◆ WRITTEN PROBLEM:
Skip every image and restate the data word for word.

-- begin DATA PROVIDED --

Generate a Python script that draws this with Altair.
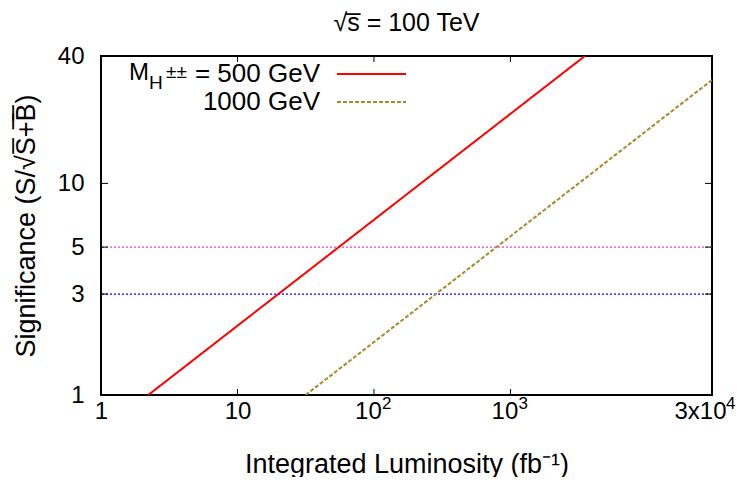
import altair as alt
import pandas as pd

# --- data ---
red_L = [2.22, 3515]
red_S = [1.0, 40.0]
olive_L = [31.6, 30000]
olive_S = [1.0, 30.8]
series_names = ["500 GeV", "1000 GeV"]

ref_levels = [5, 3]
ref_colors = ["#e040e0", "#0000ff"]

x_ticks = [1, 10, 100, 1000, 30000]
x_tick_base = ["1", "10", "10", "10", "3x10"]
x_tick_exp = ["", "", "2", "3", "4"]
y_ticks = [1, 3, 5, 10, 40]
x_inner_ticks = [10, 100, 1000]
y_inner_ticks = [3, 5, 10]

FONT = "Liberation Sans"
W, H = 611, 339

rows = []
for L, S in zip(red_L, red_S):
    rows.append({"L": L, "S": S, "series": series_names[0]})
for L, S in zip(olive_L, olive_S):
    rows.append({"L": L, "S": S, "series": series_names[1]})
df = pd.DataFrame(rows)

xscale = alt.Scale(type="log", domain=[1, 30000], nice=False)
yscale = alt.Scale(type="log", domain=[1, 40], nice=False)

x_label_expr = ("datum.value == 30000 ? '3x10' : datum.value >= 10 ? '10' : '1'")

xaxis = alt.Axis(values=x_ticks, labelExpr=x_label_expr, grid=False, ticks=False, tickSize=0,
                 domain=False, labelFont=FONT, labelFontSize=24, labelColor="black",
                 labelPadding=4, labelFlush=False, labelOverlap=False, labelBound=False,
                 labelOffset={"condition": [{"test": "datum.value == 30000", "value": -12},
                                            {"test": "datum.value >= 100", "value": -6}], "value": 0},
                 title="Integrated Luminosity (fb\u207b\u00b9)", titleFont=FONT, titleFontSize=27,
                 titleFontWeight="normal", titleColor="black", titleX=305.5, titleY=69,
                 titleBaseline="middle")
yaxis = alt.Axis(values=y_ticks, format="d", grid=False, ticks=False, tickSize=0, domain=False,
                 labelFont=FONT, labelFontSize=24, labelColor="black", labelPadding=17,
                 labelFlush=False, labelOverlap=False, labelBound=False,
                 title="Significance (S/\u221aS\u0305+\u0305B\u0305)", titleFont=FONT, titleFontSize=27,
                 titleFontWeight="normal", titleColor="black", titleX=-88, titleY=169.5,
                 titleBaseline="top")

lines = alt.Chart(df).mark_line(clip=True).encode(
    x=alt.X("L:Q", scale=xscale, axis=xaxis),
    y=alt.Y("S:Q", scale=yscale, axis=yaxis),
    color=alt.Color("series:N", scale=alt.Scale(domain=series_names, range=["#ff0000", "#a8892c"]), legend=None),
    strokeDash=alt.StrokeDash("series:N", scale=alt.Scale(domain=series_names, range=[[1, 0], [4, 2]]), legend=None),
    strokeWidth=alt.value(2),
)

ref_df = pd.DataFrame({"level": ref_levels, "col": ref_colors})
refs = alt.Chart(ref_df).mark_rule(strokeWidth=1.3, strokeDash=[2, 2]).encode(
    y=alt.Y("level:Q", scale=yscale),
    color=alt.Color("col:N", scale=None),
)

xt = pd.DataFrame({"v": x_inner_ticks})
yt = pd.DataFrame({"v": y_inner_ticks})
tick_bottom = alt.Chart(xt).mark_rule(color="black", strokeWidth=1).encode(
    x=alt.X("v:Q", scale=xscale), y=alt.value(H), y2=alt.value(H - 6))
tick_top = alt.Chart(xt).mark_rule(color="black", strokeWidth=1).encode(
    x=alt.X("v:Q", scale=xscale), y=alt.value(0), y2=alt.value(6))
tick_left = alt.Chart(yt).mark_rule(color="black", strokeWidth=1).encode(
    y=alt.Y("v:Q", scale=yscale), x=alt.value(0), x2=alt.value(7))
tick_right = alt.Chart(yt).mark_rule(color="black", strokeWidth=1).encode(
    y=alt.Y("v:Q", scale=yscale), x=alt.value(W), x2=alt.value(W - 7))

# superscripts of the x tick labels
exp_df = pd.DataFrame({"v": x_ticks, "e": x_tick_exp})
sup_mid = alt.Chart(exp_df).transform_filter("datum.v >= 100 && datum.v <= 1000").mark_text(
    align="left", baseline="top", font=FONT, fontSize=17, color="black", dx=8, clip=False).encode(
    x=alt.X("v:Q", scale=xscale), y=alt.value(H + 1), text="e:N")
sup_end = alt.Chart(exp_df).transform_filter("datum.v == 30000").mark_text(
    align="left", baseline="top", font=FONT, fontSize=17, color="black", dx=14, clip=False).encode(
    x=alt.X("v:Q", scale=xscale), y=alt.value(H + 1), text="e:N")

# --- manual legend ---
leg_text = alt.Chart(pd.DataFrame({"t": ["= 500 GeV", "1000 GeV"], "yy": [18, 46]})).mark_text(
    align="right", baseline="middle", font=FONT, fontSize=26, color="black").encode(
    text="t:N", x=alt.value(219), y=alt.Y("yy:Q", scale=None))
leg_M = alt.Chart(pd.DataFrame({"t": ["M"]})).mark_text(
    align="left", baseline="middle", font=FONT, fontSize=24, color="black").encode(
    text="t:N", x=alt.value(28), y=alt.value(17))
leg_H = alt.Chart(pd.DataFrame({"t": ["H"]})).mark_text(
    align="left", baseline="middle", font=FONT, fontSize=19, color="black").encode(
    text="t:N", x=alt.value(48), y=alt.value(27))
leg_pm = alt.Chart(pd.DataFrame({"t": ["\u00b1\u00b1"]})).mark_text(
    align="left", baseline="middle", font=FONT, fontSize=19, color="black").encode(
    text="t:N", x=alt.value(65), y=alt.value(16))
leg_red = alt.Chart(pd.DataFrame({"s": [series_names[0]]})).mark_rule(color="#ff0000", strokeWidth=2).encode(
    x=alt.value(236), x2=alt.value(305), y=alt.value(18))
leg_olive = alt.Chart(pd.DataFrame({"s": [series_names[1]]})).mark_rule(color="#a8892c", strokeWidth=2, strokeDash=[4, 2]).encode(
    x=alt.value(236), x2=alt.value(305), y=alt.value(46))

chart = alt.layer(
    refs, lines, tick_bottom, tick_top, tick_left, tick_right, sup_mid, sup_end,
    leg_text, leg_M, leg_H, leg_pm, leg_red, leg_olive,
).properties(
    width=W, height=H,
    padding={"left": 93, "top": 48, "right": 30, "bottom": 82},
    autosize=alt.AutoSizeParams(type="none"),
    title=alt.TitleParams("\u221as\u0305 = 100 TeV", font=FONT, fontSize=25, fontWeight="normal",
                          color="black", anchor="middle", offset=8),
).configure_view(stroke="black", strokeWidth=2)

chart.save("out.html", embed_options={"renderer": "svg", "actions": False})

-- end DATA PROVIDED --

◆ OUTPUT FOR THIS EXERCISE:
Generate a Python script that draws this with Altair.
import altair as alt
import pandas as pd

# --- data ---
red_L = [2.22, 3515]
red_S = [1.0, 40.0]
olive_L = [31.6, 30000]
olive_S = [1.0, 30.8]
series_names = ["500 GeV", "1000 GeV"]

ref_levels = [5, 3]
ref_colors = ["#e040e0", "#0000ff"]

x_ticks = [1, 10, 100, 1000, 30000]
x_tick_base = ["1", "10", "10", "10", "3x10"]
x_tick_exp = ["", "", "2", "3", "4"]
y_ticks = [1, 3, 5, 10, 40]
x_inner_ticks = [10, 100, 1000]
y_inner_ticks = [3, 5, 10]

FONT = "Liberation Sans"
W, H = 611, 339

rows = []
for L, S in zip(red_L, red_S):
    rows.append({"L": L, "S": S, "series": series_names[0]})
for L, S in zip(olive_L, olive_S):
    rows.append({"L": L, "S": S, "series": series_names[1]})
df = pd.DataFrame(rows)

xscale = alt.Scale(type="log", domain=[1, 30000], nice=False)
yscale = alt.Scale(type="log", domain=[1, 40], nice=False)

x_label_expr = ("datum.value == 30000 ? '3x10' : datum.value >= 10 ? '10' : '1'")

xaxis = alt.Axis(values=x_ticks, labelExpr=x_label_expr, grid=False, ticks=False, tickSize=0,
                 domain=False, labelFont=FONT, labelFontSize=24, labelColor="black",
                 labelPadding=4, labelFlush=False, labelOverlap=False, labelBound=False,
                 labelOffset={"condition": [{"test": "datum.value == 30000", "value": -12},
                                            {"test": "datum.value >= 100", "value": -6}], "value": 0},
                 title="Integrated Luminosity (fb\u207b\u00b9)", titleFont=FONT, titleFontSize=27,
                 titleFontWeight="normal", titleColor="black", titleX=305.5, titleY=69,
                 titleBaseline="middle")
yaxis = alt.Axis(values=y_ticks, format="d", grid=False, ticks=False, tickSize=0, domain=False,
                 labelFont=FONT, labelFontSize=24, labelColor="black", labelPadding=17,
                 labelFlush=False, labelOverlap=False, labelBound=False,
                 title="Significance (S/\u221aS\u0305+\u0305B\u0305)", titleFont=FONT, titleFontSize=27,
                 titleFontWeight="normal", titleColor="black", titleX=-88, titleY=169.5,
                 titleBaseline="top")

lines = alt.Chart(df).mark_line(clip=True).encode(
    x=alt.X("L:Q", scale=xscale, axis=xaxis),
    y=alt.Y("S:Q", scale=yscale, axis=yaxis),
    color=alt.Color("series:N", scale=alt.Scale(domain=series_names, range=["#ff0000", "#a8892c"]), legend=None),
    strokeDash=alt.StrokeDash("series:N", scale=alt.Scale(domain=series_names, range=[[1, 0], [4, 2]]), legend=None),
    strokeWidth=alt.value(2),
)

ref_df = pd.DataFrame({"level": ref_levels, "col": ref_colors})
refs = alt.Chart(ref_df).mark_rule(strokeWidth=1.3, strokeDash=[2, 2]).encode(
    y=alt.Y("level:Q", scale=yscale),
    color=alt.Color("col:N", scale=None),
)

xt = pd.DataFrame({"v": x_inner_ticks})
yt = pd.DataFrame({"v": y_inner_ticks})
tick_bottom = alt.Chart(xt).mark_rule(color="black", strokeWidth=1).encode(
    x=alt.X("v:Q", scale=xscale), y=alt.value(H), y2=alt.value(H - 6))
tick_top = alt.Chart(xt).mark_rule(color="black", strokeWidth=1).encode(
    x=alt.X("v:Q", scale=xscale), y=alt.value(0), y2=alt.value(6))
tick_left = alt.Chart(yt).mark_rule(color="black", strokeWidth=1).encode(
    y=alt.Y("v:Q", scale=yscale), x=alt.value(0), x2=alt.value(7))
tick_right = alt.Chart(yt).mark_rule(color="black", strokeWidth=1).encode(
    y=alt.Y("v:Q", scale=yscale), x=alt.value(W), x2=alt.value(W - 7))

# superscripts of the x tick labels
exp_df = pd.DataFrame({"v": x_ticks, "e": x_tick_exp})
sup_mid = alt.Chart(exp_df).transform_filter("datum.v >= 100 && datum.v <= 1000").mark_text(
    align="left", baseline="top", font=FONT, fontSize=17, color="black", dx=8, clip=False).encode(
    x=alt.X("v:Q", scale=xscale), y=alt.value(H + 1), text="e:N")
sup_end = alt.Chart(exp_df).transform_filter("datum.v == 30000").mark_text(
    align="left", baseline="top", font=FONT, fontSize=17, color="black", dx=14, clip=False).encode(
    x=alt.X("v:Q", scale=xscale), y=alt.value(H + 1), text="e:N")

# --- manual legend ---
leg_text = alt.Chart(pd.DataFrame({"t": ["= 500 GeV", "1000 GeV"], "yy": [18, 46]})).mark_text(
    align="right", baseline="middle", font=FONT, fontSize=26, color="black").encode(
    text="t:N", x=alt.value(219), y=alt.Y("yy:Q", scale=None))
leg_M = alt.Chart(pd.DataFrame({"t": ["M"]})).mark_text(
    align="left", baseline="middle", font=FONT, fontSize=24, color="black").encode(
    text="t:N", x=alt.value(28), y=alt.value(17))
leg_H = alt.Chart(pd.DataFrame({"t": ["H"]})).mark_text(
    align="left", baseline="middle", font=FONT, fontSize=19, color="black").encode(
    text="t:N", x=alt.value(48), y=alt.value(27))
leg_pm = alt.Chart(pd.DataFrame({"t": ["\u00b1\u00b1"]})).mark_text(
    align="left", baseline="middle", font=FONT, fontSize=19, color="black").encode(
    text="t:N", x=alt.value(65), y=alt.value(16))
leg_red = alt.Chart(pd.DataFrame({"s": [series_names[0]]})).mark_rule(color="#ff0000", strokeWidth=2).encode(
    x=alt.value(236), x2=alt.value(305), y=alt.value(18))
leg_olive = alt.Chart(pd.DataFrame({"s": [series_names[1]]})).mark_rule(color="#a8892c", strokeWidth=2, strokeDash=[4, 2]).encode(
    x=alt.value(236), x2=alt.value(305), y=alt.value(46))

chart = alt.layer(
    refs, lines, tick_bottom, tick_top, tick_left, tick_right, sup_mid, sup_end,
    leg_text, leg_M, leg_H, leg_pm, leg_red, leg_olive,
).properties(
    width=W, height=H,
    padding={"left": 93, "top": 48, "right": 30, "bottom": 82},
    autosize=alt.AutoSizeParams(type="none"),
    title=alt.TitleParams("\u221as\u0305 = 100 TeV", font=FONT, fontSize=25, fontWeight="normal",
                          color="black", anchor="middle", offset=8),
).configure_view(stroke="black", strokeWidth=2)

chart.save("out.html", embed_options={"renderer": "svg", "actions": False})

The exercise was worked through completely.